To be done - Tally the lines that hold the word "chart" and reply with that figure only.
--- START ---
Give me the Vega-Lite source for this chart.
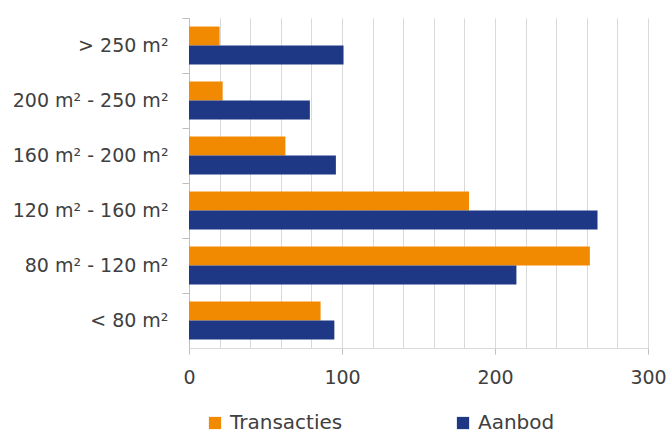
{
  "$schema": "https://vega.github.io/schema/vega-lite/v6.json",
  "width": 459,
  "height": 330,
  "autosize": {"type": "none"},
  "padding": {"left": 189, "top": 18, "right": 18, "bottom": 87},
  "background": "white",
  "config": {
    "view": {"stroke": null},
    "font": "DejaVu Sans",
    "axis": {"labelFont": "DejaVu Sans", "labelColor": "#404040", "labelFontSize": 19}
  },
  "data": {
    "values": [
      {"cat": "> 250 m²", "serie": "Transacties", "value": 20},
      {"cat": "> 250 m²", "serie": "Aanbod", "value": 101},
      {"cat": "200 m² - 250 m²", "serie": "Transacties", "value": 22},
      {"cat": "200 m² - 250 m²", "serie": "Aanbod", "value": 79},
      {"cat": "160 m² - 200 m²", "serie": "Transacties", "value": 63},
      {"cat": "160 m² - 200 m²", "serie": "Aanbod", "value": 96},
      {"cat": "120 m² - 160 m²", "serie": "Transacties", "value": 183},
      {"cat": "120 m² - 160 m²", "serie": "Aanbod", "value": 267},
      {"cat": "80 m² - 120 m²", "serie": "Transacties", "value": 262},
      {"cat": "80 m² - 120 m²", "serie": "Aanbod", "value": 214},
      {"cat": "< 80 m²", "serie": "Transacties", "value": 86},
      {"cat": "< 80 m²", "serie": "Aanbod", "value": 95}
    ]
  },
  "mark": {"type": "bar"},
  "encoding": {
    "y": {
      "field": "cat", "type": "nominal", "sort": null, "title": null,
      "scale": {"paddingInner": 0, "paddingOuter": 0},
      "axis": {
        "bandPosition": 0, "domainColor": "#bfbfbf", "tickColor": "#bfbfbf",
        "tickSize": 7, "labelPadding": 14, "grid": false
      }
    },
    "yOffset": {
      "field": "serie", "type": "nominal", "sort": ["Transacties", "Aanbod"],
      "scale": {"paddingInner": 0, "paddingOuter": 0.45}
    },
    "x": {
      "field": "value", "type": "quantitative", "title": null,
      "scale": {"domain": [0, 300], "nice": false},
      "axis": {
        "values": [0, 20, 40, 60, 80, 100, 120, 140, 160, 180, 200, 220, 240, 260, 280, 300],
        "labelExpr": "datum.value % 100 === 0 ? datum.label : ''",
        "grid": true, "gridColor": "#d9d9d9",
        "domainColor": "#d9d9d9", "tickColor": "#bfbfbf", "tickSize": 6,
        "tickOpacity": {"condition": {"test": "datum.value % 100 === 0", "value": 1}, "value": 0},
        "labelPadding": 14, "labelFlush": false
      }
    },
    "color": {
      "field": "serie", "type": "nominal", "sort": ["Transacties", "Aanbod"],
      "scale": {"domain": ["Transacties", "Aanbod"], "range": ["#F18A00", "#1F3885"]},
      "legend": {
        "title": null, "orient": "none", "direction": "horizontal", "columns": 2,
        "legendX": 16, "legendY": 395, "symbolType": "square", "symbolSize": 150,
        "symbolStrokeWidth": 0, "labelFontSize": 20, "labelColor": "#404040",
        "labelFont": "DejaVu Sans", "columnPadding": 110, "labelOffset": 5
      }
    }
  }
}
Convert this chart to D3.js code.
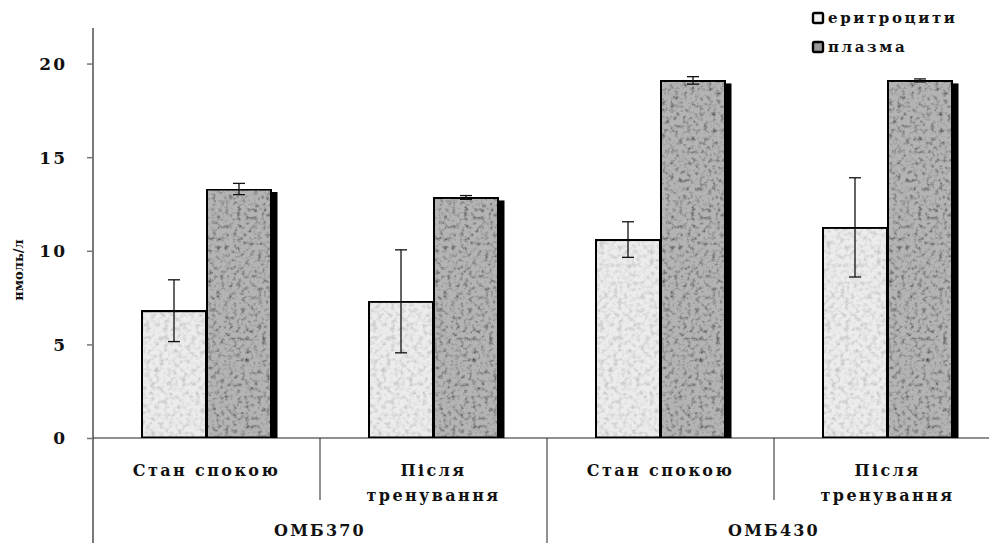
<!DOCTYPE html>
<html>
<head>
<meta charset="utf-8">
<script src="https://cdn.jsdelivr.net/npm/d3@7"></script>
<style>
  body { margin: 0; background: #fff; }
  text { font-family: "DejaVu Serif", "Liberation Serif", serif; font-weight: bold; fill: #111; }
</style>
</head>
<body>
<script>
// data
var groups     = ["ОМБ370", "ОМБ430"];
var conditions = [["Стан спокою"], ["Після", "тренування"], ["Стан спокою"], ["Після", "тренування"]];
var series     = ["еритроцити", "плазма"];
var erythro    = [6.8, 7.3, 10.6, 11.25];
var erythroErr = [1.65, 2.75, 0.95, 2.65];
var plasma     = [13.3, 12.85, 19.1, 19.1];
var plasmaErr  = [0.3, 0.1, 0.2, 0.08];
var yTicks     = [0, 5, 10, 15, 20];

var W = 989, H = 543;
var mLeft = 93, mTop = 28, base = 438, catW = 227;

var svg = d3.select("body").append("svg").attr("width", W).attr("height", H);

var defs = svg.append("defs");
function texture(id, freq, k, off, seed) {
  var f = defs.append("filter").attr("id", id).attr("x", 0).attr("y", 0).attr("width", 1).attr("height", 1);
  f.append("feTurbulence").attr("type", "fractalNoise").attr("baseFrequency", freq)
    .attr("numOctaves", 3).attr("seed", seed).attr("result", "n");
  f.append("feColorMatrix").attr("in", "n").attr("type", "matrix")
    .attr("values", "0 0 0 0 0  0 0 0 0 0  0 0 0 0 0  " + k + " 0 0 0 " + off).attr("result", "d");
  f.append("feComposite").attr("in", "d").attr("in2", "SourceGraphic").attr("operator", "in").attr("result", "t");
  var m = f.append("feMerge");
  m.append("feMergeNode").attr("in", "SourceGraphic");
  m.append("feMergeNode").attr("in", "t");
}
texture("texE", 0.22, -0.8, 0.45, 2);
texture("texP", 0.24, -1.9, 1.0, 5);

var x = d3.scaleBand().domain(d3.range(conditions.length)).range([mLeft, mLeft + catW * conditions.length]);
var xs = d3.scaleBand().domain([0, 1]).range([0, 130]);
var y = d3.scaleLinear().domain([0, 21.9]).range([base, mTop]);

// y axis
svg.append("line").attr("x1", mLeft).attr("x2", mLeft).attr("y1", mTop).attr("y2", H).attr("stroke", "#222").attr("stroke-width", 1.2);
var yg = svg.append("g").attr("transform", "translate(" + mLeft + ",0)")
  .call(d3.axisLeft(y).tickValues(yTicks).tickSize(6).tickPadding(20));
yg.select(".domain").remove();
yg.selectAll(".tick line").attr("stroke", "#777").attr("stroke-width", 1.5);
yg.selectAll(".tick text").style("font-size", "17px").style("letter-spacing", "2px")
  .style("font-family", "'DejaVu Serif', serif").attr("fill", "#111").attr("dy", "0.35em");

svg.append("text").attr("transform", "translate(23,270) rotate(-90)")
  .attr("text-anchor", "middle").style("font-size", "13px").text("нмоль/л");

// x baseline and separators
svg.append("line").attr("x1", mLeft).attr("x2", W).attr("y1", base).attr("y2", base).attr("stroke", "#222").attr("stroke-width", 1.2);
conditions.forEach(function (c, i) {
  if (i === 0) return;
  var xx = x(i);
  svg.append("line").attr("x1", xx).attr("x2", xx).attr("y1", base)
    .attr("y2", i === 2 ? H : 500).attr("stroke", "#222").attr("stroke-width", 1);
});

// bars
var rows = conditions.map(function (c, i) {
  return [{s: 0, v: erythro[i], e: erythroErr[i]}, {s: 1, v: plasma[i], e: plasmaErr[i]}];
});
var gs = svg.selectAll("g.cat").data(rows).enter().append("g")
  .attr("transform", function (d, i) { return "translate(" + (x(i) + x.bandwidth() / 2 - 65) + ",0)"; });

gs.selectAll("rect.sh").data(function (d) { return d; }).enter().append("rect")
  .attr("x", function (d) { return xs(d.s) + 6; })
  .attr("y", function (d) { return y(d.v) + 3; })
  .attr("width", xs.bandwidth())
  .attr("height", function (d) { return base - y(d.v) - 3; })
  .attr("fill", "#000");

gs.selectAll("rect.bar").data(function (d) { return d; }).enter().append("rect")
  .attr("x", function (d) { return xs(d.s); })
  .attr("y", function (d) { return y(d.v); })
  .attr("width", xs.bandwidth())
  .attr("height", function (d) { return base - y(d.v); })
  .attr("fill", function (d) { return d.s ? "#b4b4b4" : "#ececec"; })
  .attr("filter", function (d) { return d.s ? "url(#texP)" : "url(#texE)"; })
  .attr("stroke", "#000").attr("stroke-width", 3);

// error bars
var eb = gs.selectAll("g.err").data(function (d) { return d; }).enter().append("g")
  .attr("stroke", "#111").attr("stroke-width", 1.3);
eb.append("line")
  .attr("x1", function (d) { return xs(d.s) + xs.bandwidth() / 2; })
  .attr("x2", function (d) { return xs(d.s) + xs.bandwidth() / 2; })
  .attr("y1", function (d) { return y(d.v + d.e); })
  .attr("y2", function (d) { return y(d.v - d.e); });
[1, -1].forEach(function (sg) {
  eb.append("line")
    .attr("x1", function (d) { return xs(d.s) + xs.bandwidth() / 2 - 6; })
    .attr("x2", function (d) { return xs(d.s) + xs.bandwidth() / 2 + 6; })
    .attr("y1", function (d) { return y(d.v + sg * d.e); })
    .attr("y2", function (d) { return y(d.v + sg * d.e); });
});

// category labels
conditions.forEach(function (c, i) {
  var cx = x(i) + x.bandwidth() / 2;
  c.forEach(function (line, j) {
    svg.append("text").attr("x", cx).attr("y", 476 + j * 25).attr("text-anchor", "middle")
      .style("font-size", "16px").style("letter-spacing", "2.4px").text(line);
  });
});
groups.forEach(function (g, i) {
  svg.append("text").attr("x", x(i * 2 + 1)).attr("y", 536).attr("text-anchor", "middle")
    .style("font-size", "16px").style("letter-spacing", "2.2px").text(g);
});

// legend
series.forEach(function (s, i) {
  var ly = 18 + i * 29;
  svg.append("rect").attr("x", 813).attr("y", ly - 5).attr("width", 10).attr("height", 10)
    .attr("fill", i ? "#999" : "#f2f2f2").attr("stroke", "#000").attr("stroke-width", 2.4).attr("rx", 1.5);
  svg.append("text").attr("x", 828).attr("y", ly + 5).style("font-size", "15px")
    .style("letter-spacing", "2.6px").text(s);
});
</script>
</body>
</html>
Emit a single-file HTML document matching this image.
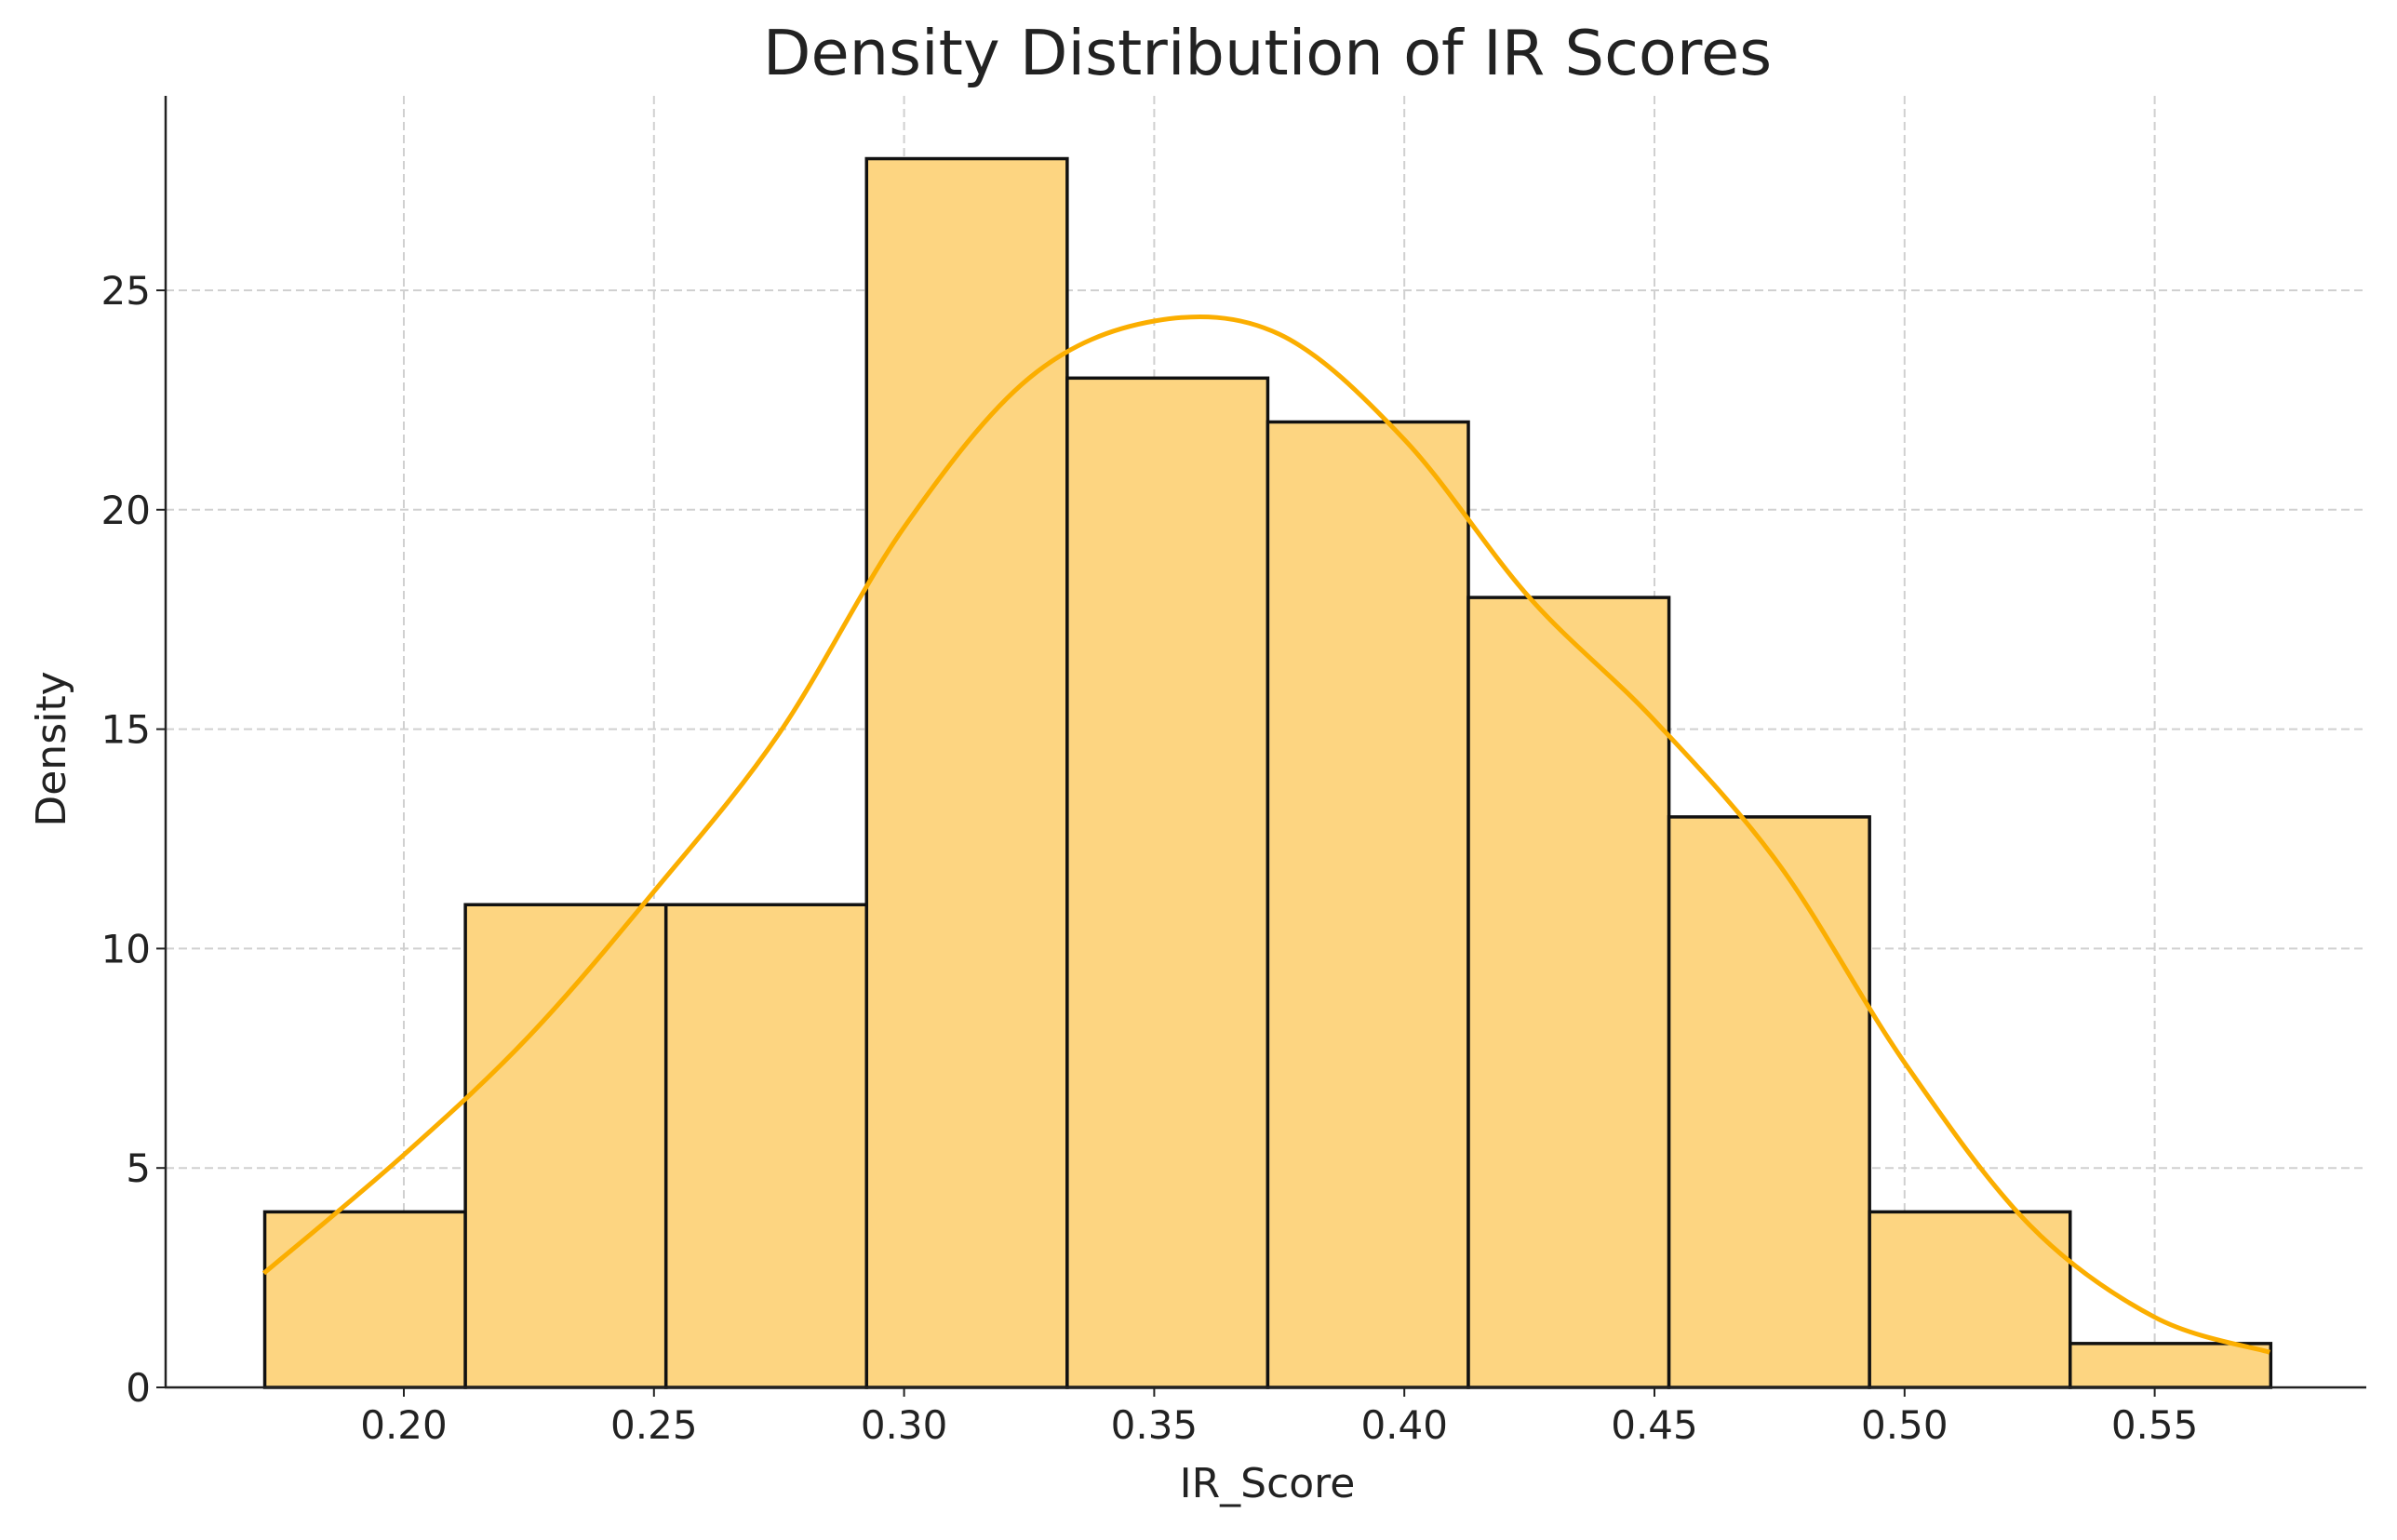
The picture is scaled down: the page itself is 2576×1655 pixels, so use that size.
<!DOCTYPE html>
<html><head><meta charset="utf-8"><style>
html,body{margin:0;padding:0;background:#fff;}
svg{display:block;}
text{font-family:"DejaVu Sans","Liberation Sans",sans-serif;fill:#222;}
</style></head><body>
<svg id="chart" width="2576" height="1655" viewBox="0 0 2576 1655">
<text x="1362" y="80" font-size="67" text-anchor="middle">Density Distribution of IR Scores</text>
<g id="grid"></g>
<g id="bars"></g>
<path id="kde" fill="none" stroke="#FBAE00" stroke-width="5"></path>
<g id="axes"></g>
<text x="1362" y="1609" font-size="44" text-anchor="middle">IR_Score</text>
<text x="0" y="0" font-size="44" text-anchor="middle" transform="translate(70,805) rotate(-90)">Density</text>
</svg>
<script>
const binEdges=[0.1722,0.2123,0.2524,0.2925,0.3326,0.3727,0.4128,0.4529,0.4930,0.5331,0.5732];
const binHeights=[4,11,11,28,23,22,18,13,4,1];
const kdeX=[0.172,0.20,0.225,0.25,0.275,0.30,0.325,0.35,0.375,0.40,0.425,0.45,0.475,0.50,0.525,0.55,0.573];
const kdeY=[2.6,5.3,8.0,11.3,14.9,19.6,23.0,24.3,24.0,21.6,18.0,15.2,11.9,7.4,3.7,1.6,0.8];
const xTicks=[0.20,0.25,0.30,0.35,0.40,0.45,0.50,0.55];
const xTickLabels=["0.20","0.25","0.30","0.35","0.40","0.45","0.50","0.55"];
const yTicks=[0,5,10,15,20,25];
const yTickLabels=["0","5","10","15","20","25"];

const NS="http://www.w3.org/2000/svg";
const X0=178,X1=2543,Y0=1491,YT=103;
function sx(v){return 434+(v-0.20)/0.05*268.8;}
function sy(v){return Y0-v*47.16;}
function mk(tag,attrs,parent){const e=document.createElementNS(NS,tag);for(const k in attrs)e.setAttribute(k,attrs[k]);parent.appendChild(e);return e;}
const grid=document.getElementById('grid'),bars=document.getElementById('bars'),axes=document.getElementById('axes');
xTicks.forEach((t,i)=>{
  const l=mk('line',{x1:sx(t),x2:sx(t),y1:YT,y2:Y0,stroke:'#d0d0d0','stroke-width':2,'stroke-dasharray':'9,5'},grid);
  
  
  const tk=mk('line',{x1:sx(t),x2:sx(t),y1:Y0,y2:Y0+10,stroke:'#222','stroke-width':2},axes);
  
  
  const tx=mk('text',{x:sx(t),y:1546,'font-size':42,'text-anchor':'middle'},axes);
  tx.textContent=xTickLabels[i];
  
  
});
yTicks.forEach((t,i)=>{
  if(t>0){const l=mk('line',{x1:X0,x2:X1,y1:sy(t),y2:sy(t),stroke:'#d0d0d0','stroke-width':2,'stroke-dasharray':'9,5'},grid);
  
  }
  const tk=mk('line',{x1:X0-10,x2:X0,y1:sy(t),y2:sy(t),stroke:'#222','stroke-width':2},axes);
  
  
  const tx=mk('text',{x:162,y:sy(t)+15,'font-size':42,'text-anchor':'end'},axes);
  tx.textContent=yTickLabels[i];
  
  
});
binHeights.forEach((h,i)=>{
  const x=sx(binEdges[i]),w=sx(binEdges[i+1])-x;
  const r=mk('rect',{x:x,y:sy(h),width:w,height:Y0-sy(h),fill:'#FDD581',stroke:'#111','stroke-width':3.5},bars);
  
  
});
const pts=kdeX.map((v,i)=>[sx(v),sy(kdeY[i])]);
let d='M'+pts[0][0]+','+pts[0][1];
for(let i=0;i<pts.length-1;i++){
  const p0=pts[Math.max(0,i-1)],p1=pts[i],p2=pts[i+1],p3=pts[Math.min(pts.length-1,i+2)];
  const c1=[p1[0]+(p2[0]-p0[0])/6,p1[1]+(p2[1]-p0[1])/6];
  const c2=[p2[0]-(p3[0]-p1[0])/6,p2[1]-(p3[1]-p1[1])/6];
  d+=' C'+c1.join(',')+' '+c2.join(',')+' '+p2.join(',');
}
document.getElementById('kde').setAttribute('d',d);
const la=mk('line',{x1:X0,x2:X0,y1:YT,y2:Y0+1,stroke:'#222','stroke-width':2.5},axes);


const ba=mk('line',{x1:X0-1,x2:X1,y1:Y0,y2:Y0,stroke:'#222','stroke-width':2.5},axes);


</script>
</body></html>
--- END ---
Solved problem - 3